3 and 1/2 pieces of murderous intrigue in Sicilian sunshine toast

X-Men: Apocalypse (PG-13)
Starring: Michael Fassbender, Jennifer Lawrence, Oscar Isaac, James McAvoy, Rose Byrne
Director: Bryan Singer
Director Bryan Singer must be tuckered-out, because his X-Men Apocalypse has none of the joie-de-vivre of the previous two sequels, and has instead become a pedestrian, paint-by-numbers, series of special effects. We open with Magneto and Raven living somewhere in Poland, and Mystique staging cage-fights in Germany while Xavier still runs his school for mutants. They come out of hiding when an ancient Egyptian mutant called Apocalypse is awakened from a very-long slumber and isn’t pleased with the modern world—so he vows to destroy it. The good-guy mutants respond with CG set pieces that seem overly familiar. Perhaps this is because we saw the characters use the exact same moves (with a different sound-track) in the last two films.
2 pieces of suffering from sophomore sequel disease toast

Alice Through the Looking Glass (PG)
Starring: Pia Wasikowska, Johnny Depp, Anne Hathaway, Helena Bonham Carter
Director: James Bobin
This sequel uses the title from Lewis Carrol’s second Alice book, but little else. Here, the little girl has grown up and her Wonderland friend the Mad Hatter is in a deep depression since learning his “long-dead” family may, in fact, still be alive. You might think that the manic/depressive extremes brought about by lead and mercury poisoning from the hat-making process might result in an exuberant display of Johnny Depp brilliance, but alas, the entire film is lackluster and uninspired
1 piece of this was made to make money off the reputation of Tim Burton’s entertaining Alice In Wonderland toast

The Lobster (R)
Starring: Colin Farrell, Rachel Weisz, Lea Seydoux, Ben Whishaw, John C. Reilly.
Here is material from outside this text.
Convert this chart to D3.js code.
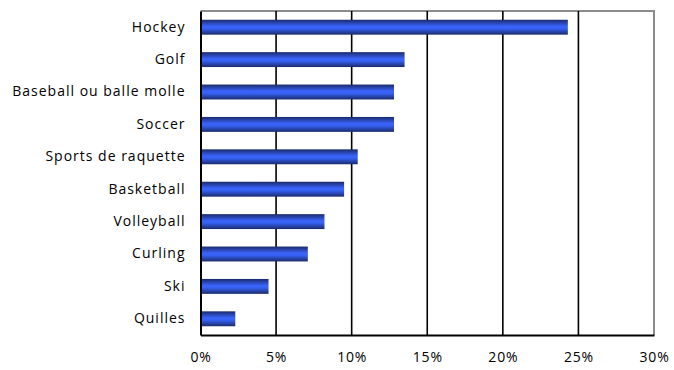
<!DOCTYPE html>
<html>
<head>
<meta charset="utf-8">
<script src="https://cdnjs.cloudflare.com/ajax/libs/d3/7.8.5/d3.min.js"></script>
<style>
  body { margin: 0; background: #fff; }
  text { font-family: "Open Sans", Lato, sans-serif; fill: #000; }
</style>
</head>
<body>
<svg id="chart"></svg>
<script>
// chart data
var sports = ['Hockey', 'Golf', 'Baseball ou balle molle', 'Soccer', 'Sports de raquette ',
	'Basketball', 'Volleyball', 'Curling', 'Ski', 'Quilles'];
var shares = [24.3, 13.5, 12.8, 12.8, 10.4, 9.5, 8.2, 7.1, 4.5, 2.3];
var tickValues = [0, 5, 10, 15, 20, 25, 30];

var width = 674,
	height = 370,
	margin = {top: 11, right: 20, bottom: 35, left: 200.5};

var svg = d3.select('#chart')
	.attr('width', width)
	.attr('height', height);

var x = d3.scaleLinear()
	.domain([0, 30])
	.range([margin.left, width - margin.right]);

var y = d3.scaleBand()
	.domain(sports)
	.range([margin.top, height - margin.bottom])
	.paddingInner(0.54)
	.paddingOuter(0.27);

// bar gradient: dark edges, bright middle
var grad = svg.append('defs').append('linearGradient')
	.attr('id', 'barGrad')
	.attr('x1', 0).attr('y1', 0)
	.attr('x2', 0).attr('y2', 1);
grad.append('stop').attr('offset', '0%').attr('stop-color', '#1a2a6c');
grad.append('stop').attr('offset', '45%').attr('stop-color', '#3a64fc');
grad.append('stop').attr('offset', '60%').attr('stop-color', '#3560f0');
grad.append('stop').attr('offset', '100%').attr('stop-color', '#1a2a6c');

// top and right border
svg.append('path')
	.attr('d', 'M' + x(0) + ',' + margin.top + 'H' + x(30) + 'V' + (height - margin.bottom))
	.attr('fill', 'none')
	.attr('stroke', '#8c8c8c')
	.attr('stroke-width', 2);

// vertical gridlines
svg.selectAll('.grid')
	.data(tickValues.slice(1, -1))
	.enter().append('line')
		.attr('class', 'grid')
		.attr('x1', function(d) { return x(d); })
		.attr('x2', function(d) { return x(d); })
		.attr('y1', margin.top)
		.attr('y2', height - margin.bottom)
		.attr('stroke', '#000')
		.attr('stroke-width', 1.6);

// bars
svg.selectAll('.bar')
	.data(shares)
	.enter().append('rect')
		.attr('class', 'bar')
		.attr('x', x(0))
		.attr('y', function(d, i) { return y(sports[i]); })
		.attr('width', function(d) { return x(d) - x(0); })
		.attr('height', y.bandwidth())
		.attr('fill', 'url(#barGrad)');

// x axis
var xAxis = d3.axisBottom(x)
	.tickValues(tickValues)
	.tickSize(0)
	.tickPadding(17)
	.tickFormat(function(d) { return d + '%'; });

var gx = svg.append('g')
	.attr('transform', 'translate(0,' + (height - margin.bottom) + ')')
	.call(xAxis);
gx.select('.domain').attr('stroke', '#000').attr('stroke-width', 2);
gx.selectAll('text')
	.style('font-size', '14px')
	.style('letter-spacing', '0.8px')
	.attr('fill', '#111');

// y axis
var yAxis = d3.axisLeft(y)
	.tickSize(0)
	.tickPadding(15);

var gy = svg.append('g')
	.attr('transform', 'translate(' + x(0) + ',0)')
	.call(yAxis);
gy.select('.domain').attr('stroke', '#000').attr('stroke-width', 2);
gy.selectAll('text')
	.style('font-size', '14px')
	.style('letter-spacing', '1px')
	.attr('fill', '#111');
</script>
</body>
</html>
Olivia Coleman
Directors: Yorgos Lanthimos
Can a film that opens with a woman in a rainstorm shooting a donkey in the face be worth your time and money. Short answer: “No.” The premise is that the lonely and unattached are brought to a remote hotel and given 45 days to find a mate or be turned into an animal of their choosing. The only engaging thing about this movie is that it poses a question to the audience: “What animal would you choose to be?” This offers such a profound opportunity for daydreaming that for the rest of the film, nobody cares about the absurdities taking place onscreen. FYI, the title comes from Colin Farrell’s choice of animal. “A lobster,” he announces, “because they live to be 100 years old.” (Unless they end up as someone’s dinner).